Desi Arnaz is born in Santiago, Cuba, 1917. The émigré cleaned canary cages when he first got to America. After starting his own band, he was hired by Xavier Cugat and performed with him for a short while before branching out on his own and launching the conga dance craze. An appearance in the 1939 Broadway show Too Many Girls led to his being cast in the movie version in 1940, where he met the woman to whom he would be forever linked in American pop culture, Lucille Ball. The picture was released on October 8, 1940. The two married on November 30 that same year. Though their show business careers were dominated by television in general and their show I Love Lucy in particular, both Ball and Arnaz enjoyed solid movie careers prior, she with films like Stage Door (1937), Du Barry Was a Lady (1943) and Best Foot Forward (1943); he with roles in Four Jacks and a Jill (1942) and Bataan (1943). Together, during the height of their television popularity, they made The Long, Long Trailer (1953), a Vincente Minnelli comedy that traded heavily on their TV personas.


February 27

Elizabeth Taylor is born in London, 1932. Her movie career began in 1942 with There’s One Born Every Minute, playing the daughter of a man who develops a pudding that’s chock full of Vitamin Z (!). Her last big-screen endeavor was The Flintstones in 1994. In her 52 years in front of the camera, she made a total of 52 pictures, was Oscar nominated five times and won twice—for BUtterfield 8 (1960) and Who’s Afraid of Virginia Woolf? (1966). In 1955 she embarked on her 25th film, which turned out to be one of her best. Giant, released in 1956, told the sprawling saga of a Texas rancher, his Maryland-born wife and a ranch hand who inherits an oil-rich parcel of land. Directed by George Stevens, the film co-starred Rock Hudson, Mercedes McCambridge, Carroll Baker, Dennis Hopper, Jane Withers and—in his last performance—James Dean, who was killed in a car accident a matter of days after his work was finished on the film. One evening towards the beginning of the shoot, Hudson and Taylor decided to get to know each other over drinks and, by 3:00 am the next morning, ended up bosom buddies and completely blotto.
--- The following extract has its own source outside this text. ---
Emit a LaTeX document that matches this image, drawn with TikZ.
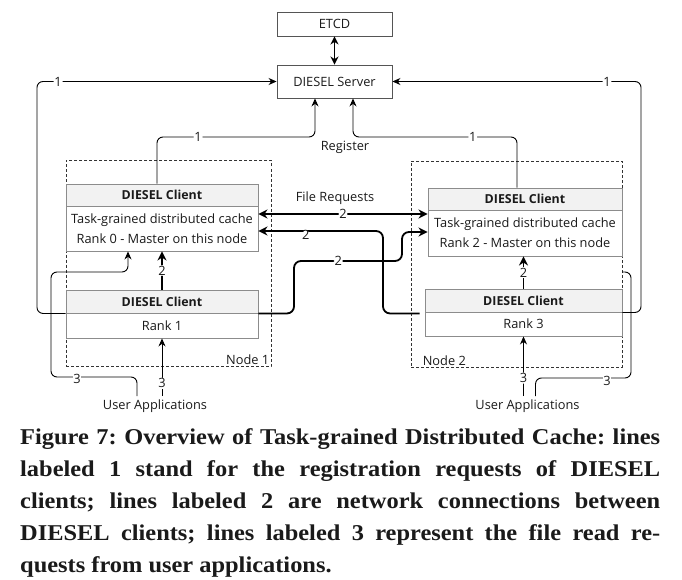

Two and a half hours later they reported to the set to shoot a wordless scene requiring Hudson and Taylor, both valiantly trying not to throw up, to look lovingly upon each other. Onlookers were reportedly moved by their performance.


November 6

Mike Nichols is born in Berlin, Germany, 1931. In a 2009 New York Times interview, Nichols recalled leaving Europe with his family in 1939 to settle in America, with the only English he knew being “I do not speak English” and “Please do not kiss me.” He improved his English, became a U.S. citizen in 1944 and, at 17, went to work at Howard Johnson’s in New York’s Times Square. “A customer asked me what our ice cream flavor of the week was," said Nichols, ”which was a dumb question because there was a huge banner showing that it was maple. So I told him that it was chicken. The customer laughed, but the manager fired me immediately. They were bastards there.” In show business, he helped start Second City Improv and acted onstage here and there before forming a comedy duo with Elaine May—a hit in nightclubs, television and recordings. Directing for the New York stage primed him for directing for the movies, where he joined the A-list with his first feature, Who’s Afraid of Virginia Woolf? (1966). Oscar nominated for his directorial debut, he won the following year for The Graduate (1967) and received more Academy nominations a couple of decades later for Silkwood (1983) and Working Girl (1988).